The poll has the job performance of Ontario Premier Kathleen Wynne at 30 per cent, down a statistically insignificant point from where she was in September. Wynne was a very vocal critic of Harper’s government during the federal election and campaigned alongside Trudeau.
Quebec Premier Philippe Couillard is now at 35 per cent support, a drop of six points from the last quarter.
Manitoba premier remains in the basement
Out west, Alberta Premier Rachel Notley dipped five percentage points since September, but her 45 per cent approval rating makes her among the most popular premiers. British Columbia Premier Christy Clark has rebounded two points to sit at 34 per cent approval.
And Manitoba Premier Greg Selinger, who will face voters in an April provincial election, remains in the basement at 22 per cent approval. While that number is unchanged from last quarter, it's five points better than where he stood this time last year.
Prime Minister Justin Trudeau welcomes Nova Scotia Premier Stephen McNeil to the First Ministers meeting in Ottawa. (Photo: Adrian Wyld/CP)
There's no data for new Newfoundland and Labrador Premier Dwight Ball because he hasn't even been sworn in yet. His Liberal party captured a landslide majority government last week.

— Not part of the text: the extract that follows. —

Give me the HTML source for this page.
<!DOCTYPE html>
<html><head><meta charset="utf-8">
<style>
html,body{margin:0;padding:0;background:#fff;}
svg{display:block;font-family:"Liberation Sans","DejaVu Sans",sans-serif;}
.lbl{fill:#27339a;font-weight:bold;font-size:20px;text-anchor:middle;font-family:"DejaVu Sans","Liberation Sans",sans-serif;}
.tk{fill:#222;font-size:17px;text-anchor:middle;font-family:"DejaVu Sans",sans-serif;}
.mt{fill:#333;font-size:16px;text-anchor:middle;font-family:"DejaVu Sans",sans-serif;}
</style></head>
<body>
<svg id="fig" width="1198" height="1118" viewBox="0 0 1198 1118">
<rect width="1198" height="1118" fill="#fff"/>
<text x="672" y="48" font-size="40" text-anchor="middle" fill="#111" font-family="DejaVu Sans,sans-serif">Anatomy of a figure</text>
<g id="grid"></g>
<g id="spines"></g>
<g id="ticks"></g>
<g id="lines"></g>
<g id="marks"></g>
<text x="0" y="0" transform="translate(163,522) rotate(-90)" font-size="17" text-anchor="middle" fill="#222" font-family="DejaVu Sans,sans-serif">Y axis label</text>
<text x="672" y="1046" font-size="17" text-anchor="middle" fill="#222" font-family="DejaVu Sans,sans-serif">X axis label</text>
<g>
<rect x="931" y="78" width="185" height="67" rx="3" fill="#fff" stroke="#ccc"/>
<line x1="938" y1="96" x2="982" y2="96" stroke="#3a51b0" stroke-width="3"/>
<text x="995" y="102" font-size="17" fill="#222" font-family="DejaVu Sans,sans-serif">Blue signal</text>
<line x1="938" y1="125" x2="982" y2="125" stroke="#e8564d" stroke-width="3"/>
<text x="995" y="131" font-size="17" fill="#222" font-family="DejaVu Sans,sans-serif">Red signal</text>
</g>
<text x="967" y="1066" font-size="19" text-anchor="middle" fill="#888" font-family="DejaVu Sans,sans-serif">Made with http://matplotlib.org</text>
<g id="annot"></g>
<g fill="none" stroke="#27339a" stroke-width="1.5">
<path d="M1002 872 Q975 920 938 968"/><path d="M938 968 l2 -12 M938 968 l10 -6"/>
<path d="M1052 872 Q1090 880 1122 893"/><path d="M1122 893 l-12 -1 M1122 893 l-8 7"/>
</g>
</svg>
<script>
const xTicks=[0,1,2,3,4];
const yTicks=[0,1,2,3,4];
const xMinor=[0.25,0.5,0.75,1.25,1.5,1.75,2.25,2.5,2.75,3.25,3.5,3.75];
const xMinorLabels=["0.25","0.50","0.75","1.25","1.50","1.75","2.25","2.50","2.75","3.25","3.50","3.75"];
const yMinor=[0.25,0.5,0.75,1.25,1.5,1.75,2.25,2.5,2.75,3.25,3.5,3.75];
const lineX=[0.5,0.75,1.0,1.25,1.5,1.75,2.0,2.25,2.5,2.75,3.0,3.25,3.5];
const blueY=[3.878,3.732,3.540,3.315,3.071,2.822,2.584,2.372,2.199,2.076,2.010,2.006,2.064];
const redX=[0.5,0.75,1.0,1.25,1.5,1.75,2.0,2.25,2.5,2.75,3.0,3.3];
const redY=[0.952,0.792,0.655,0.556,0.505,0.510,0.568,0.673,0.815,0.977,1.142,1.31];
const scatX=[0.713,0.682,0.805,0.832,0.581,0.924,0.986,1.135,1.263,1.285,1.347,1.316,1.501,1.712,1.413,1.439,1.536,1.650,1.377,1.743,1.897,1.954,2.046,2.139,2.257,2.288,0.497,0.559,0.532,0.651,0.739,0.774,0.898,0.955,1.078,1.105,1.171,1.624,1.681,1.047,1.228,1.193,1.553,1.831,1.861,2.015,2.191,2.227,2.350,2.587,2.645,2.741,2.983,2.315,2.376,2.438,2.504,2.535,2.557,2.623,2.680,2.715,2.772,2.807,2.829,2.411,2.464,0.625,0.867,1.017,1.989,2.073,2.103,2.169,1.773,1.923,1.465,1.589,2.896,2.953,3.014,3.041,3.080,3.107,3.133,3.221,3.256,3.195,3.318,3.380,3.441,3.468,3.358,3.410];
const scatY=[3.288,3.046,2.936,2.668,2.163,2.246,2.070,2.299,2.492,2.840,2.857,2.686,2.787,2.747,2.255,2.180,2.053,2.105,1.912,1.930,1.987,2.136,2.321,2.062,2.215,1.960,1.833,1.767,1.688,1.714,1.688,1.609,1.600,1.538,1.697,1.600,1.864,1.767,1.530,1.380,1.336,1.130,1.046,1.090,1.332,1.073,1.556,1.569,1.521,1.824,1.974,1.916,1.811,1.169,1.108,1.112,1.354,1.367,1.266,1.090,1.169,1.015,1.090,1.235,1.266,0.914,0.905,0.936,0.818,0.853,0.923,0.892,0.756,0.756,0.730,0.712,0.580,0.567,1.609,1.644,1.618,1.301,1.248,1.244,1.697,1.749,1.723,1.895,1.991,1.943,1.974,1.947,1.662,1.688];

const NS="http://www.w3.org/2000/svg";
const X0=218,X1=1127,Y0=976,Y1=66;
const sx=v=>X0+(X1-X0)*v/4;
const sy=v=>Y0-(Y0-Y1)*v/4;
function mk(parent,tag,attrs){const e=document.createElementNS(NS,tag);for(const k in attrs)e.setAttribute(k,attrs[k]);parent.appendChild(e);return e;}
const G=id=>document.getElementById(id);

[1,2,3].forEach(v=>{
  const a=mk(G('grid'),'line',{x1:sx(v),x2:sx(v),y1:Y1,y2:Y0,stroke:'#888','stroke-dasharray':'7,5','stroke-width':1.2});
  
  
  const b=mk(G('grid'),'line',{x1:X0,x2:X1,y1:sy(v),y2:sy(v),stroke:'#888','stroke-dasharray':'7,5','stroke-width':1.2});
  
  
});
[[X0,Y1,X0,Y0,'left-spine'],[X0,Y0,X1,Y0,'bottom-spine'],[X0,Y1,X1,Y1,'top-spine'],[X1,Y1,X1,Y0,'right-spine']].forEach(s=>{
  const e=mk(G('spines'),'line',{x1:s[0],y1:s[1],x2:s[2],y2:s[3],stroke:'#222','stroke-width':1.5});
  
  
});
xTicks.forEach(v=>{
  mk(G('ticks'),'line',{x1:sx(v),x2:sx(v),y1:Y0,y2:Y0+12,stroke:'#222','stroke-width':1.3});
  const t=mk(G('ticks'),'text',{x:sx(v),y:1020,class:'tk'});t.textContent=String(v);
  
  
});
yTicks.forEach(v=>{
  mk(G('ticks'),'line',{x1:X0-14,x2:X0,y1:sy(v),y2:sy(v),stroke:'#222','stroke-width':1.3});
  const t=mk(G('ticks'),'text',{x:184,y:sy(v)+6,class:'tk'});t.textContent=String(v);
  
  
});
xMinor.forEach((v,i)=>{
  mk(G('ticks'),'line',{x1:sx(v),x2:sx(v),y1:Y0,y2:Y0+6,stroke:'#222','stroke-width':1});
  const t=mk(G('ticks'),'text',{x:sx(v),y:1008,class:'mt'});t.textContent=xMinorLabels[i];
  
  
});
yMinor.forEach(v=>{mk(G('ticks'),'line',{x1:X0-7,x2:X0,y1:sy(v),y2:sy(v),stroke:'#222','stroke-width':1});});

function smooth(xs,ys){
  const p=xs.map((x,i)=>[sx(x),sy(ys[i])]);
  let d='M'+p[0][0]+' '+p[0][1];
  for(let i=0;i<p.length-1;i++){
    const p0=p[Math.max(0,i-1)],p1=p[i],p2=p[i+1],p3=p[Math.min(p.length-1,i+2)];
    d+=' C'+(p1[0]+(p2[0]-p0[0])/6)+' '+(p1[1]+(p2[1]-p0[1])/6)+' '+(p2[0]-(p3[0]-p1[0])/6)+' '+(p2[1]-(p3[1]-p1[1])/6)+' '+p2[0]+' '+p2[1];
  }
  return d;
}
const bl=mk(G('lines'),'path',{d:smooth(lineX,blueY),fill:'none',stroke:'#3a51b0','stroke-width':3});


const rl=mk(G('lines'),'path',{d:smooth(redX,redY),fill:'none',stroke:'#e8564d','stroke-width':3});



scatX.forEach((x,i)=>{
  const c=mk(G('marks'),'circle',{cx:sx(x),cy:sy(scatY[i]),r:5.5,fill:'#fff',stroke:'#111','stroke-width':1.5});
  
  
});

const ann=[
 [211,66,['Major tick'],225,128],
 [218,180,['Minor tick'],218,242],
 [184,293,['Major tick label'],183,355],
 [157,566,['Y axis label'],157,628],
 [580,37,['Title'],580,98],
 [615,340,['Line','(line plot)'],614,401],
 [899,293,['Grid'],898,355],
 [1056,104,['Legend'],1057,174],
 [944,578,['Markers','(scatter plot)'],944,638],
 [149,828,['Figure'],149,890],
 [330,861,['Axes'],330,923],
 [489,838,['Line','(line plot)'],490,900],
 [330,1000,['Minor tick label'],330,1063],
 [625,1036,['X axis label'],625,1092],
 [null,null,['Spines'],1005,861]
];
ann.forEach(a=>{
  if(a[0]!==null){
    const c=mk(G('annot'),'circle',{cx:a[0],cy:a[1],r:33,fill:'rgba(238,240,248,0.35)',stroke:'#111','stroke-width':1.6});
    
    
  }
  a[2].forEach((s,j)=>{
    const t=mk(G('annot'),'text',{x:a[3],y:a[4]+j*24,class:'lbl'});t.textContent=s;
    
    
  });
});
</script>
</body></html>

The Angus Reid Institute does not measure the approval rating of P.E.I. Premier Wade MacLauchlan — another East Coast Liberal with a majority government — because the sample size for that province is too small.
The survey was conducted online among 6,301 Angus Reid Forum panelists between Nov. 24 and Dec. 1. Similar surveys have a margin of error of 1.2 per cent, 19 times out of 20.